Again, the public realise this. The High Pay Centre poll found that 80 per cent of people think it is important for the government to reduce the gap between rich and poor – a higher figure than for limiting immigration, cutting taxes or curbing benefits.

Such strength of feeling might seem surprising in a slightly hysterical media environment where comparatively mild policy proposals like raising the top rate of income tax to 50p are decried as class war. But other trends in public opinion also suggest a wider exasperation with inequality and vested interests.

In Scotland, threats from major businesses to re-locate to England in the event of a vote for independence have only strengthened the ‘Yes’ campaign.
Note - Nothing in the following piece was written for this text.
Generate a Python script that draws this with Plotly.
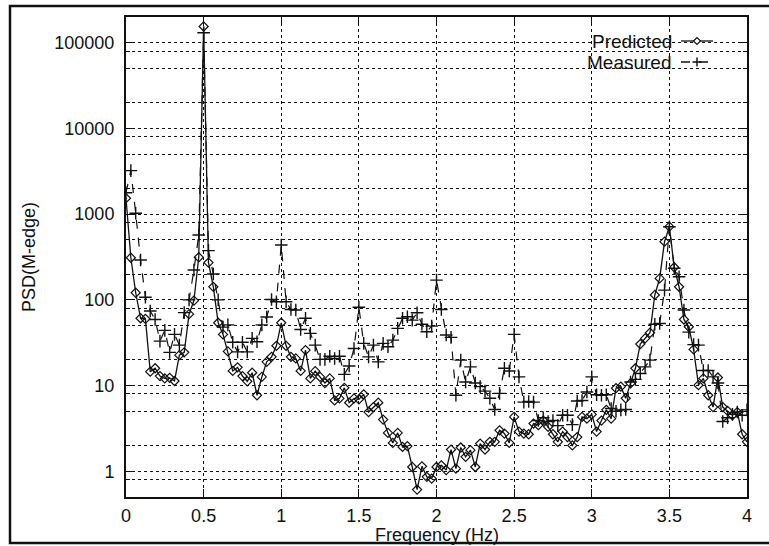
import plotly.graph_objects as go

# Frequency grid: 1/32 Hz resolution from 0 to 4 Hz
freq_step = 1 / 32
n_points = 129
frequency = [i * freq_step for i in range(n_points)]

predicted = [
    1535, 310, 121, 61, 60, 14.5, 15.9, 12.9, 12.1, 12.3,
    11.3, 22.6, 24.4, 68, 98, 314, 155000, 272, 142, 54,
    39.5, 25, 14.8, 16.3, 12.9, 11.2, 14.1, 7.7, 12.6, 18.9,
    21.6, 29.1, 54, 29.1, 21.6, 20.7, 14.8, 25.9, 12.1, 14.7,
    12.6, 10.7, 12.1, 6.7, 7.07, 9.4, 6.3, 7.07, 6.9, 7.9,
    4.9, 5.6, 6.3, 4.0, 2.8, 2.14, 2.8, 1.92, 1.96, 1.12,
    0.61, 1.14, 0.86, 0.82, 1.12, 1.17, 1.03, 1.79, 1.07, 1.89,
    1.47, 1.76, 1.12, 2.1, 1.79, 2.2, 2.2, 3.0, 2.75, 2.14,
    4.3, 2.9, 2.75, 2.7, 3.6, 3.45, 3.9, 3.3, 2.7, 2.2,
    2.9, 2.5, 2.0, 2.5, 4.3, 4.1, 4.6, 2.9, 3.9, 5.2,
    4.1, 9.3, 9.7, 7.1, 10.6, 15.9, 30.5, 35.5, 41.3, 114,
    178, 477, 714, 240, 142, 59, 48.5, 26.4, 10.1, 12.1,
    7.7, 5.6, 12.4, 5.6, 5.07, 4.5, 4.9, 2.7, 2.2,
]

measured = [
    1780, 3220, 1025, 292, 107, 74, 59, 33, 44, 24.4,
    39.5, 29.6, 71, 100, 223, 571, 131000, 375, 200, 100,
    48, 51, 32, 24.7, 32, 24.7, 35.5, 32.4, 51, 63,
    101, 95, 437, 95, 77, 76, 45, 61, 40.6, 29.6,
    20.2, 20.2, 22, 20.7, 22, 13.5, 16.9, 27.1, 82, 31,
    21.6, 29.6, 18.9, 31, 28.3, 33.9, 46.5, 61, 63.5, 58,
    70.8, 52, 42.4, 49.4, 170, 77, 38.8, 36.5, 7.7, 19.8,
    11.0, 16.5, 10.7, 9.7, 8.6, 7.1, 5.25, 8.1, 15.9, 14.8,
    39.5, 12.6, 6.4, 6.5, 6.4, 3.9, 4.2, 3.8, 3.9, 3.4,
    4.5, 4.5, 3.5, 6.6, 6.7, 8.4, 12.6, 7.8, 7.7, 7.8,
    5.4, 5.0, 5.2, 5.25, 11, 11.8, 13.8, 16.5, 19.8, 52,
    53, 130, 714, 234, 186, 76, 42, 30, 29.6, 15,
    15, 12.6, 10.7, 3.8, 4.2, 4.6, 4.9, 4.5, 5.2,
]

x_ticks = [0, 0.5, 1, 1.5, 2, 2.5, 3, 3.5, 4]
x_tick_labels = ["0", "0.5", "1", "1.5", "2", "2.5", "3", "3.5", "4"]
y_ticks = [1, 10, 100, 1000, 10000, 100000]
y_tick_labels = ["1", "10", "100", "1000", "10000", "100000"]
y_minor = [m * 10 ** e for e in range(-1, 5) for m in (2, 5, 8)][2:]

FONT = "Liberation Sans, Arial, Helvetica, sans-serif"
INK = "#111111"

fig = go.Figure()
fig.add_trace(go.Scatter(
    x=frequency, y=predicted, name="Predicted", mode="lines+markers",
    line=dict(color=INK, width=1.3),
    marker=dict(symbol="diamond-open", size=7, color=INK, line=dict(width=1.2)),
    showlegend=False,
))
fig.add_trace(go.Scatter(
    x=frequency, y=measured, name="Measured", mode="lines+markers",
    line=dict(color=INK, width=1.2, dash="dash"),
    marker=dict(symbol="cross-thin-open", size=9, color=INK, line=dict(width=1.4, color=INK)),
    showlegend=False,
))

# plot-area geometry in pixels
L, R, T, B, W, H = 126, 747, 17, 497, 769, 546
pw, ph = R - L, B - T


def px(x):
    return (x - L) / pw


def py(y):
    return (B - y) / ph


shapes = []
# outer frame around the whole figure
shapes.append(dict(type="rect", xref="paper", yref="paper",
                   x0=px(10), x1=px(772), y0=py(543), y1=py(6),
                   line=dict(color=INK, width=2.5), layer="above"))

annotations = []
# axis titles
annotations.append(dict(text="Frequency (Hz)", xref="paper", yref="paper",
                        x=px(436.5), y=py(535), xanchor="center", yanchor="middle",
                        showarrow=False, font=dict(family=FONT, size=18, color=INK)))
annotations.append(dict(text="PSD(M-edge)", xref="paper", yref="paper",
                        x=px(29), y=py(257), xanchor="center", yanchor="middle",
                        textangle=-90, showarrow=False,
                        font=dict(family=FONT, size=18, color=INK)))

# legend key: label on the left, line sample with marker on the right
legend_rows = [("Predicted", 41, "solid", "diamond"), ("Measured", 62, "dash", "plus")]
for label, ypix, dash, mark in legend_rows:
    annotations.append(dict(text=label, xref="paper", yref="paper", x=px(674), y=py(ypix),
                            xanchor="right", yanchor="middle", showarrow=False,
                            font=dict(family=FONT, size=19, color=INK)))
    shapes.append(dict(type="line", xref="paper", yref="paper",
                       x0=px(681), x1=px(713), y0=py(ypix), y1=py(ypix),
                       line=dict(color=INK, width=1.3, dash=dash)))
    cx, cy = 697, ypix
    if mark == "diamond":
        d = 3.5
        path = (f"M {px(cx - d)} {py(cy)} L {px(cx)} {py(cy - d)} "
                f"L {px(cx + d)} {py(cy)} L {px(cx)} {py(cy + d)} Z")
        shapes.append(dict(type="path", xref="paper", yref="paper", path=path,
                           fillcolor="white", line=dict(color=INK, width=1.2)))
    else:
        d = 4.5
        path = (f"M {px(cx - d)} {py(cy)} L {px(cx + d)} {py(cy)} "
                f"M {px(cx)} {py(cy - d)} L {px(cx)} {py(cy + d)}")
        shapes.append(dict(type="path", xref="paper", yref="paper", path=path,
                           line=dict(color=INK, width=1.4)))

grid = dict(showgrid=True, gridcolor=INK, griddash="dot", gridwidth=1)

fig.update_layout(
    width=W, height=H,
    margin=dict(l=L, r=W - R, t=T, b=H - B, pad=0),
    paper_bgcolor="white", plot_bgcolor="white",
    font=dict(family=FONT, size=18, color=INK),
    shapes=shapes, annotations=annotations,
    xaxis=dict(
        range=[0, 4], tickmode="array", tickvals=x_ticks, ticktext=x_tick_labels,
        ticks="inside", ticklen=8, tickwidth=1.2, tickcolor=INK,
        showline=True, linecolor=INK, linewidth=2, mirror="ticks",
        zeroline=False, ticklabelstandoff=1,
        **grid,
    ),
    yaxis=dict(
        type="log", range=[-0.30103, 5.30103],
        tickmode="array", tickvals=y_ticks, ticktext=y_tick_labels,
        ticks="inside", ticklen=8, tickwidth=1.2, tickcolor=INK,
        showline=True, linecolor=INK, linewidth=2, mirror="ticks",
        zeroline=False, ticklabelstandoff=6,
        minor=dict(tickmode="array", tickvals=y_minor, ticks="inside", ticklen=4,
                   tickcolor=INK, showgrid=True, gridcolor=INK, griddash="dot", gridwidth=1),
        **grid,
    ),
)

fig.write_html("out.html")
It seems that people reacted badly to the assumption that they would quail before the business lobby and happily accept that political and economic possibilities do not exist for Scotland beyond the confines set by corporate power.

Similarly, in his recent EU debate with Nick Clegg, it was telling that Nigel Farage’s successful strategy saw him frequently invoke the notion of a Europe run for ‘big business’ and ‘the rich’. Indeed, it is noteworthy that UKIP supporters are as likely as the wider population to demand government action to reduce inequality (80 per cent, more than wish to see taxes or benefits slashed).

The UKIP phenomenon has been subject to much scrutiny. Though most of the party’s leadership is made up of arch right-wingers fed up with the takeover of the Conservative Party by hippies like George Osborne and Michael Gove, the analysis generally depicts a more complex sense of anger, betrayal and disaffection with a changing society as drivers of the UKIP vote. Immigration and sleazy politicians of all parties are usually the targets.

However, might it be that the growing divide between the super-rich and everybody else exacerbates this disaffection? Does the rise of UKIP not also highlight a need for politicians who understand that the interests of big business and the super-rich sometimes conflict with the aspirations of ordinary people?